La série s’engage également dans une subversion de genre sophistiquée. Elle emprunte sa structure fondamentale au genre japonais du « jeu mortel » (death game), une forme narrative populaire dans les mangas, les animes et les films, célèbrement illustrée par des titres comme Battle Royale, Liar Game et la série As the Gods Will. Ce genre est généralement caractérisé par des compétitions sombres et à enjeux élevés où les participants sont forcés de se battre pour leur survie littérale, souvent sous la forme d’une allégorie sociale obscure explorant des thèmes de conformité, de consumérisme et de déshumanisation. Kiss or Die adopte le cadre d’élimination à haut risque du genre — l’ultimatum « tuer ou être tué » — mais effectue une substitution cruciale. Elle remplace la menace de la mort physique par le spectre de l’échec professionnel et de l’humiliation publique. La « mort » est purement narrative et symbolique, une conséquence d’une performance mal exécutée. Cette inversion comique sert à parodier le mélodrame sérieux inhérent au genre du jeu mortel, en utilisant ses tropes non pas pour le suspense mais pour le rire.

Le format technique de l’émission est un hybride, mêlant méticuleusement les principes fondamentaux de deux modes de performance distincts : le théâtre d’improvisation et la téléréalité. Du théâtre d’improvisation, il prend l’accent sur la spontanéité, la création de personnages et la narration collaborative dans un environnement non scénarisé. De la téléréalité, il emprunte l’ensemble de règles rigides, la structure d’élimination compétitive et le sentiment général d’un concours fabriqué. Le principal moteur de la valeur de divertissement de la série est la tension persistante entre ces deux modes — la liberté créative offerte par l’improvisation se heurte constamment aux contraintes structurelles imposées par les règles du jeu. Cette collision oblige les humoristes à être à la fois des artistes créatifs et des joueurs stratégiques, une dualité qui génère à la fois de la comédie et un véritable suspense dramatique.

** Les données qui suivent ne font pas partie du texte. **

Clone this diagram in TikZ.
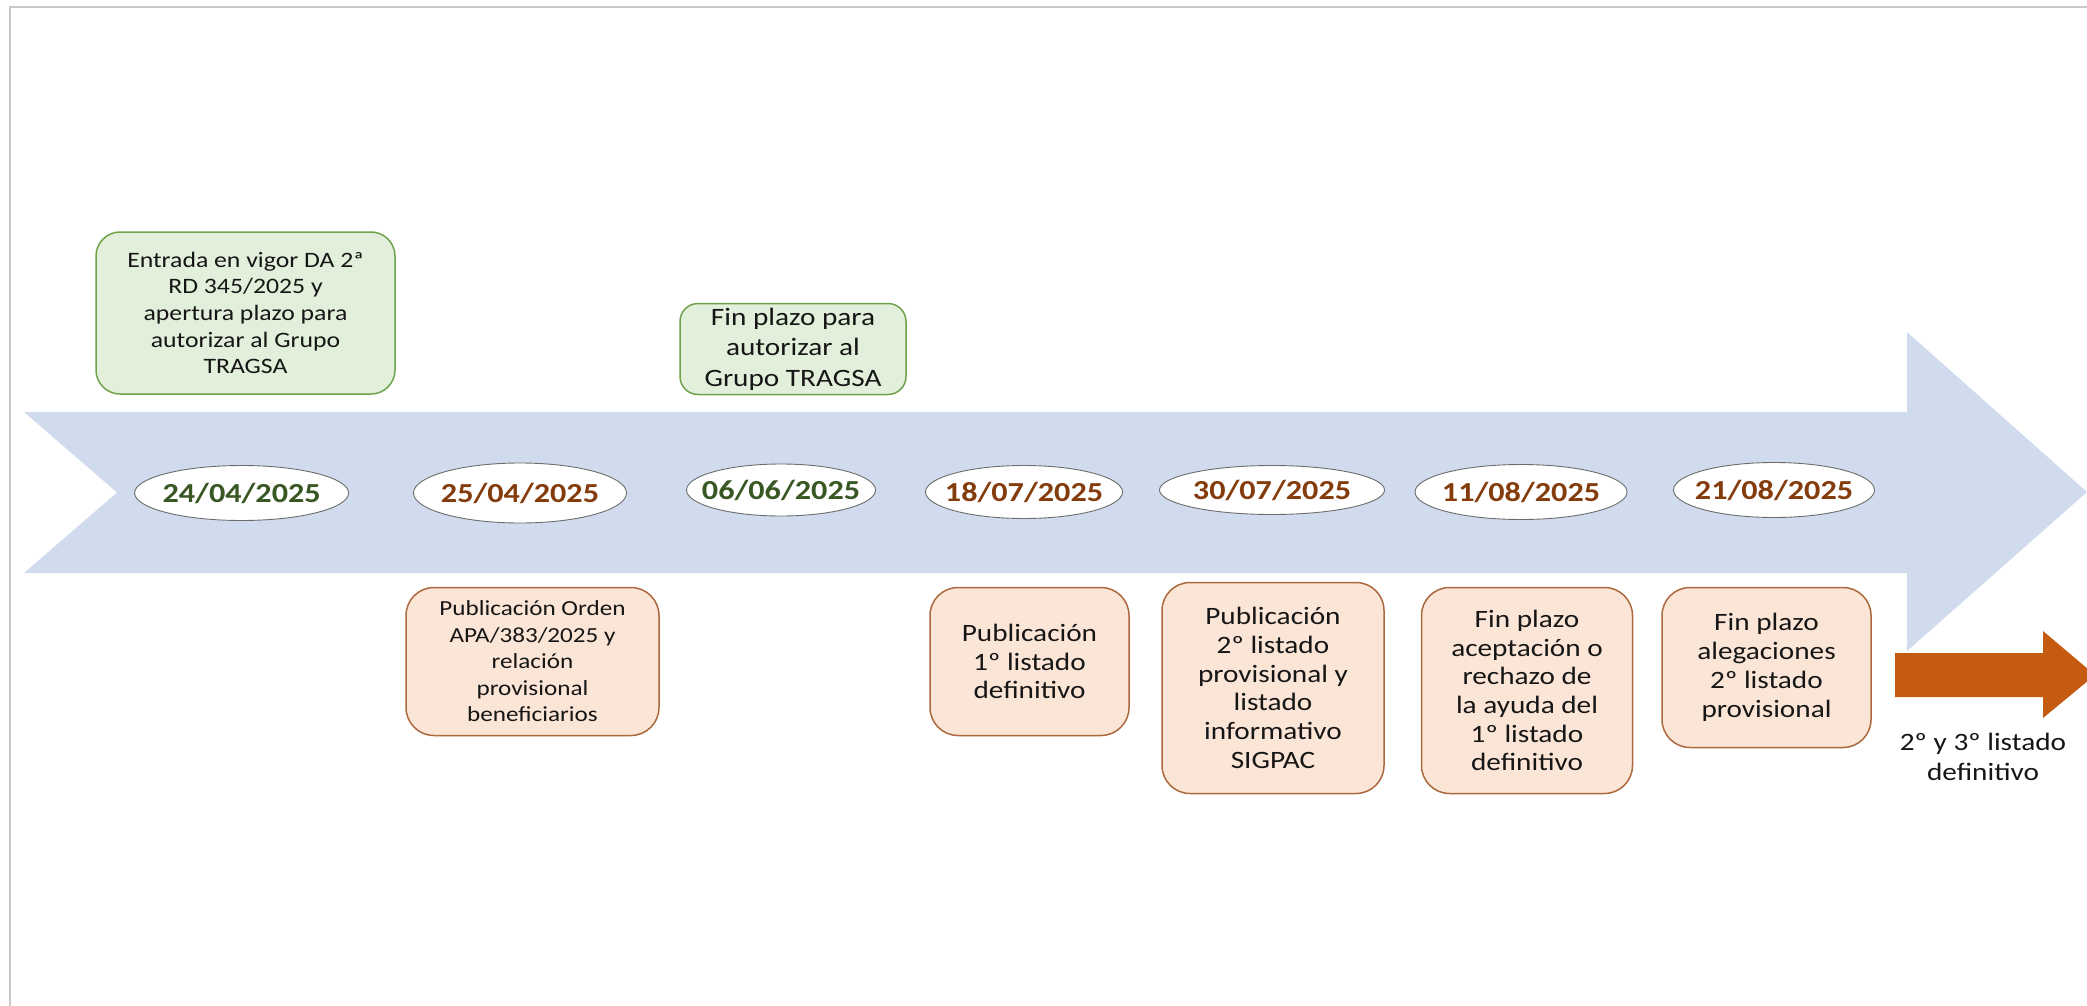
\documentclass[tikz,border=0pt]{standalone}
\usepackage{fontspec}
\setmainfont[FakeStretch=1.17]{Carlito}
\usetikzlibrary{shapes.geometric}
\definecolor{bluearrow}{RGB}{208,220,238}
\definecolor{greenfill}{RGB}{226,239,218}
\definecolor{greenline}{RGB}{110,163,76}
\definecolor{orangefill}{RGB}{251,229,214}
\definecolor{orangeline}{RGB}{172,104,62}
\definecolor{orangearrow}{RGB}{197,90,17}
\definecolor{dategreen}{RGB}{56,87,35}
\definecolor{datebrown}{RGB}{132,60,12}
\definecolor{txt}{RGB}{22,22,22}
\definecolor{frame}{RGB}{200,200,200}
\tikzset{
  gbox/.style={draw=greenline, fill=greenfill, line width=1.5pt, rounded corners=24pt,
    inner sep=0pt, align=center, text=txt},
  obox/.style={draw=orangeline, fill=orangefill, line width=1.5pt, rounded corners=28pt,
    inner sep=0pt, align=center, text=txt},
  dateell/.style={ellipse, draw=gray!85!black, fill=white, line width=0.9pt, inner sep=0pt},
  datetxt/.style={inner sep=0pt, font=\fontsize{27.5}{30}\selectfont\bfseries},
}
\begin{document}
\begin{tikzpicture}[x=1pt,y=-1pt]
\useasboundingbox (0,0) rectangle (2087,1006);
\fill[white] (0,0) rectangle (2087,1006);
% frame
\draw[frame, line width=2pt] (10,1006) -- (10,7) -- (2087,7);
% big blue arrow
\fill[bluearrow] (24,412) -- (1907,412) -- (1907,332) -- (2087,492) -- (1907,651)
  -- (1907,573) -- (24,573) -- (117,492.5) -- cycle;
% orange arrow
\fill[orangearrow] (1895,653) -- (2043,653) -- (2043,631) -- (2095,675) -- (2043,718)
  -- (2043,697) -- (1895,697) -- cycle;
\node[text=txt, align=center, font=\fontsize{25}{30}\selectfont] (next) at (1983,757)
  {2º y 3º listado\\definitivo};
% green boxes
\node[gbox, minimum width=299pt, minimum height=162pt, font=\fontsize{22}{26.7}\selectfont]
  (g1) at (245.5,313) {Entrada en vigor DA 2ª\\RD 345/2025 y\\apertura plazo para\\autorizar al Grupo\\TRAGSA};
\node[gbox, rounded corners=18pt, minimum width=226pt, minimum height=91pt, font=\fontsize{25}{30.5}\selectfont]
  (g2) at (793,349) {Fin plazo para\\autorizar al\\Grupo TRAGSA};
% dates
\node[dateell, minimum width=214pt, minimum height=55pt,
  label={[datetxt, text=dategreen]center:24/04/2025}] (d1) at (241.6,493) {};
\node[dateell, minimum width=213pt, minimum height=60pt,
  label={[datetxt, text=datebrown]center:25/04/2025}] (d2) at (520,493) {};
\node[dateell, minimum width=189pt, minimum height=52pt,
  label={[datetxt, text=dategreen]center:06/06/2025}] (d3) at (781,490) {};
\node[dateell, minimum width=197pt, minimum height=53pt,
  label={[datetxt, text=datebrown]center:18/07/2025}] (d4) at (1024,492) {};
\node[dateell, minimum width=225pt, minimum height=49pt,
  label={[datetxt, text=datebrown]center:30/07/2025}] (d5) at (1272,490) {};
\node[dateell, minimum width=212pt, minimum height=55pt,
  label={[datetxt, text=datebrown]center:11/08/2025}] (d6) at (1521,492) {};
\node[dateell, minimum width=201pt, minimum height=55pt,
  label={[datetxt, text=datebrown]center:21/08/2025}] (d7) at (1774,490) {};
% orange boxes
\node[obox, minimum width=253pt, minimum height=148pt, font=\fontsize{21.5}{26.5}\selectfont]
  (o1) at (532.5,661.5) {Publicación Orden\\APA/383/2025 y\\relación\\provisional\\beneficiarios};
\node[obox, minimum width=199pt, minimum height=148pt, font=\fontsize{25}{28.5}\selectfont]
  (o2) at (1029.5,661.5) {Publicación\\1º listado\\definitivo};
\node[obox, minimum width=222pt, minimum height=211pt, font=\fontsize{25}{28.7}\selectfont]
  (o3) at (1273,688) {Publicación\\2º listado\\provisional y\\listado\\informativo\\SIGPAC};
\node[obox, minimum width=211pt, minimum height=206pt, font=\fontsize{25}{28.7}\selectfont]
  (o4) at (1527,690.5) {Fin plazo\\aceptación o\\rechazo de\\la ayuda del\\1º listado\\definitivo};
\node[obox, minimum width=209pt, minimum height=160pt, font=\fontsize{25}{29}\selectfont]
  (o5) at (1766.5,667.5) {Fin plazo\\alegaciones\\2º listado\\provisional};
\end{tikzpicture}
\end{document}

Cette approche formelle permet à la série de fonctionner comme une critique incisive du concept d’authenticité fabriquée qui sous-tend une grande partie de la téléréalité. En faisant de la performance de la romance et du désir une compétence explicite, compétitive et jugée techniquement, l’émission déconstruit l’illusion que des dynamiques similaires dans les formats de rencontres de téléréalité sont entièrement spontanées. La prémisse même — atteindre le « meilleur baiser » — supprime le prétexte de capturer des émotions « réelles ». La présence d’un jury renforce encore le fait que le public assiste à l’évaluation d’une compétence technique, et non à un développement romantique authentique. En présentant la romance comme une performance compétitive et improvisée, l’émission satirise tout le genre des rencontres de téléréalité. Elle suggère implicitement que tous ces programmes sont, au fond, une forme de « championnat d’endurance au baiser », où les candidats interprètent l’intimité et le désir pour survivre au sein de la structure narrative de l’émission. Cela fournit une couche de commentaire cynique et sophistiquée sur la nature même du divertissement non scénarisé.

Kiss or Die se révèle être une série formellement ambitieuse et très expérimentale qui repousse délibérément les limites établies du divertissement non scénarisé. Sa puissance innovante réside dans son mélange harmonieux de genres disparates — compétition de téléréalité, théâtre d’improvisation et parodie — et dans son déploiement d’une méta-narration complexe et multicouche qui encourage un engagement critique de la part de son public. La série représente une évolution significative et logique dans la trajectoire créative de son créateur, Nobuyuki Sakuma, marquant sa tentative la plus audacieuse à ce jour de réadapter un concept de télévision japonaise de niche pour un public mondial. Elle constitue un exemple remarquable de la manière dont les formats de divertissement culturellement spécifiques peuvent être déconstruits et réimaginés, offrant une expérience de visionnage unique et stimulante qui est à la fois une comédie à concept élevé et une déconstruction pointue de la performance médiatique moderne.

La première saison complète de six épisodes de Kiss or Die a été mise à disposition en streaming mondial sur la plateforme Netflix le 9 septembre 2025.